WHAT IS BEING ASKED:
Each entry below should be echoed exactly, with pictures omitted.
⁂
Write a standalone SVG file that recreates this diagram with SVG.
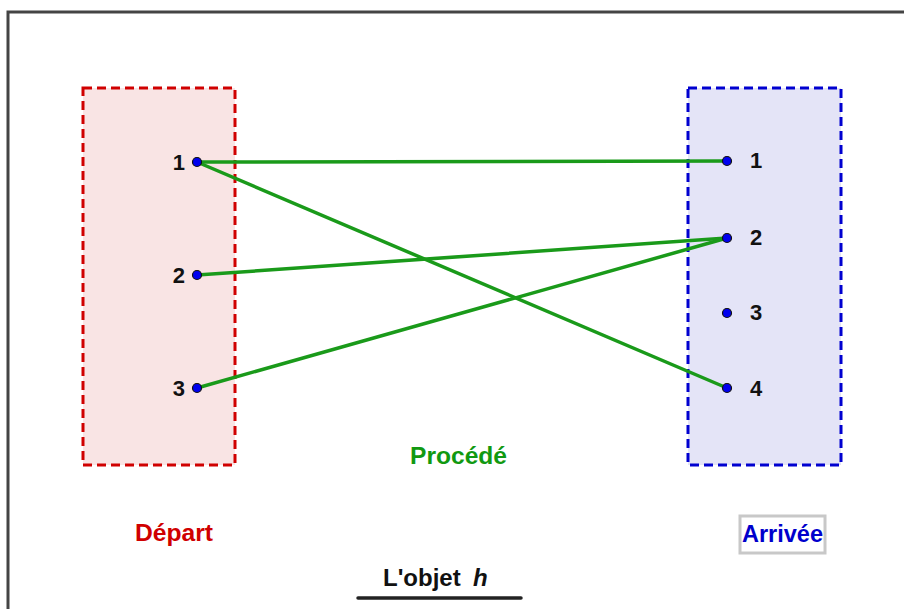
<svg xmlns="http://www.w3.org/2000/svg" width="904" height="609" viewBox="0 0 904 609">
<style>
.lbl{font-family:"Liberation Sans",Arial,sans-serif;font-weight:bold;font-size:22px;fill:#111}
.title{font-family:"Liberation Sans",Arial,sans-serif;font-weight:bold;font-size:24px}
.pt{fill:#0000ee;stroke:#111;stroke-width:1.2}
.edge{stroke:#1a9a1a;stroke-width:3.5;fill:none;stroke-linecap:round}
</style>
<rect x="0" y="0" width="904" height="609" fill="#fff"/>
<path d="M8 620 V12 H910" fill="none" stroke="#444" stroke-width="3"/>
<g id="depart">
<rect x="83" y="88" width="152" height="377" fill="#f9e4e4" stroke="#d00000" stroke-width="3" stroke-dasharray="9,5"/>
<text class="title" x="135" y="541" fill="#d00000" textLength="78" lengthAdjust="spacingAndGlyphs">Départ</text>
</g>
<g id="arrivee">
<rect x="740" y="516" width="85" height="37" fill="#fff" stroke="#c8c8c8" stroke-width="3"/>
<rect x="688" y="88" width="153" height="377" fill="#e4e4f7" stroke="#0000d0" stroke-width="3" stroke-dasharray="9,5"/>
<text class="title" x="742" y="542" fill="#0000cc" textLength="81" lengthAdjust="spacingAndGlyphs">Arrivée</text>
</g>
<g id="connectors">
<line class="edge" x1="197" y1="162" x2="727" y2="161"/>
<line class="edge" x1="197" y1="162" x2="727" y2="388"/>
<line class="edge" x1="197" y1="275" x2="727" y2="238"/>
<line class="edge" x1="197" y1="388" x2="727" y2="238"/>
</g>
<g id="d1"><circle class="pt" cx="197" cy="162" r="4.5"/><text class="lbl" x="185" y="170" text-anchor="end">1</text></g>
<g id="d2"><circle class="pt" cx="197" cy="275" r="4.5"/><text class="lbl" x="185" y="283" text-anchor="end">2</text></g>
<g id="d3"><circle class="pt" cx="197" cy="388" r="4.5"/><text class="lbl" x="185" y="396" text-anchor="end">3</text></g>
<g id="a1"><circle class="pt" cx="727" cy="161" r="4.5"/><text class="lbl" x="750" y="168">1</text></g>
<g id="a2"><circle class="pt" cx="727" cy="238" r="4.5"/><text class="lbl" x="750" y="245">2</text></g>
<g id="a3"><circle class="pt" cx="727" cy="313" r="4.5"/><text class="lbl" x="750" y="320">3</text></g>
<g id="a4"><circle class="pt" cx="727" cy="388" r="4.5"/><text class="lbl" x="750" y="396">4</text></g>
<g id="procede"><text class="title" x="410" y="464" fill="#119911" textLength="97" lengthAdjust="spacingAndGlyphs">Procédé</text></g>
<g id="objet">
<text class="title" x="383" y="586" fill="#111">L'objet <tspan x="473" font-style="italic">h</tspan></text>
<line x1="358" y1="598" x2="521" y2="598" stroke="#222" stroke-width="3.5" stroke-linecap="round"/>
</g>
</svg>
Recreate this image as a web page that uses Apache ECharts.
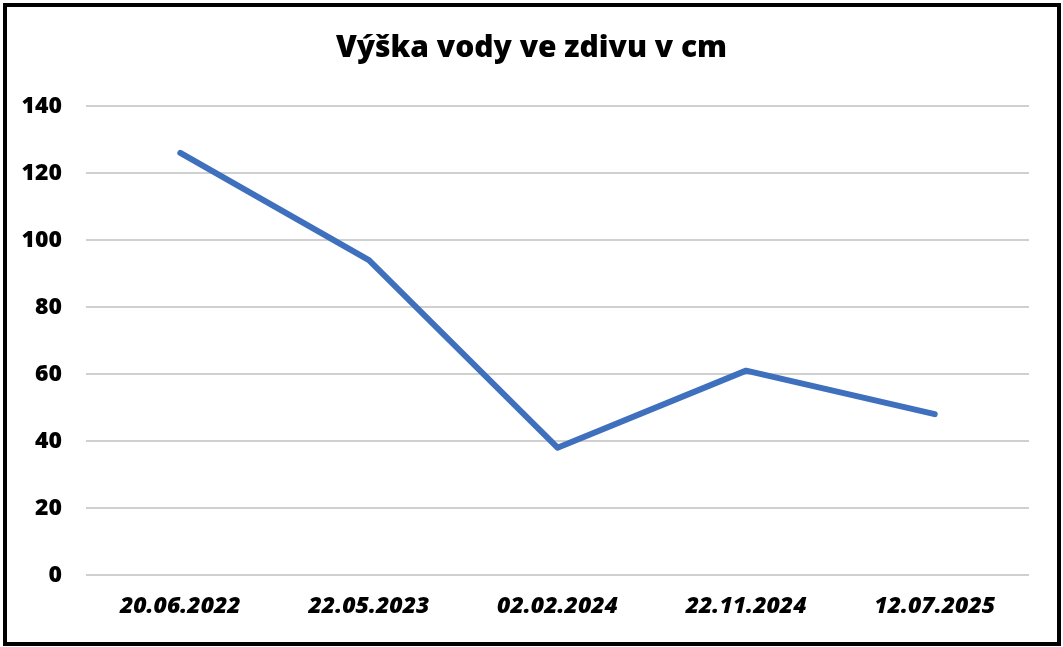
⁂
SOLVED PROBLEM:
Write a standalone SVG file that recreates this diagram with SVG.
<svg xmlns="http://www.w3.org/2000/svg" width="904" height="609" viewBox="0 0 904 609">
<style>
.lbl{font-family:"Liberation Sans",Arial,sans-serif;font-weight:bold;font-size:22px;fill:#111}
.title{font-family:"Liberation Sans",Arial,sans-serif;font-weight:bold;font-size:24px}
.pt{fill:#0000ee;stroke:#111;stroke-width:1.2}
.edge{stroke:#1a9a1a;stroke-width:3.5;fill:none;stroke-linecap:round}
</style>
<rect x="0" y="0" width="904" height="609" fill="#fff"/>
<path d="M8 620 V12 H910" fill="none" stroke="#444" stroke-width="3"/>
<g id="depart">
<rect x="83" y="88" width="152" height="377" fill="#f9e4e4" stroke="#d00000" stroke-width="3" stroke-dasharray="9,5"/>
<text class="title" x="135" y="541" fill="#d00000" textLength="78" lengthAdjust="spacingAndGlyphs">Départ</text>
</g>
<g id="arrivee">
<rect x="740" y="516" width="85" height="37" fill="#fff" stroke="#c8c8c8" stroke-width="3"/>
<rect x="688" y="88" width="153" height="377" fill="#e4e4f7" stroke="#0000d0" stroke-width="3" stroke-dasharray="9,5"/>
<text class="title" x="742" y="542" fill="#0000cc" textLength="81" lengthAdjust="spacingAndGlyphs">Arrivée</text>
</g>
<g id="connectors">
<line class="edge" x1="197" y1="162" x2="727" y2="161"/>
<line class="edge" x1="197" y1="162" x2="727" y2="388"/>
<line class="edge" x1="197" y1="275" x2="727" y2="238"/>
<line class="edge" x1="197" y1="388" x2="727" y2="238"/>
</g>
<g id="d1"><circle class="pt" cx="197" cy="162" r="4.5"/><text class="lbl" x="185" y="170" text-anchor="end">1</text></g>
<g id="d2"><circle class="pt" cx="197" cy="275" r="4.5"/><text class="lbl" x="185" y="283" text-anchor="end">2</text></g>
<g id="d3"><circle class="pt" cx="197" cy="388" r="4.5"/><text class="lbl" x="185" y="396" text-anchor="end">3</text></g>
<g id="a1"><circle class="pt" cx="727" cy="161" r="4.5"/><text class="lbl" x="750" y="168">1</text></g>
<g id="a2"><circle class="pt" cx="727" cy="238" r="4.5"/><text class="lbl" x="750" y="245">2</text></g>
<g id="a3"><circle class="pt" cx="727" cy="313" r="4.5"/><text class="lbl" x="750" y="320">3</text></g>
<g id="a4"><circle class="pt" cx="727" cy="388" r="4.5"/><text class="lbl" x="750" y="396">4</text></g>
<g id="procede"><text class="title" x="410" y="464" fill="#119911" textLength="97" lengthAdjust="spacingAndGlyphs">Procédé</text></g>
<g id="objet">
<text class="title" x="383" y="586" fill="#111">L'objet <tspan x="473" font-style="italic">h</tspan></text>
<line x1="358" y1="598" x2="521" y2="598" stroke="#222" stroke-width="3.5" stroke-linecap="round"/>
</g>
</svg>
Recreate this image as a web page that uses Apache ECharts.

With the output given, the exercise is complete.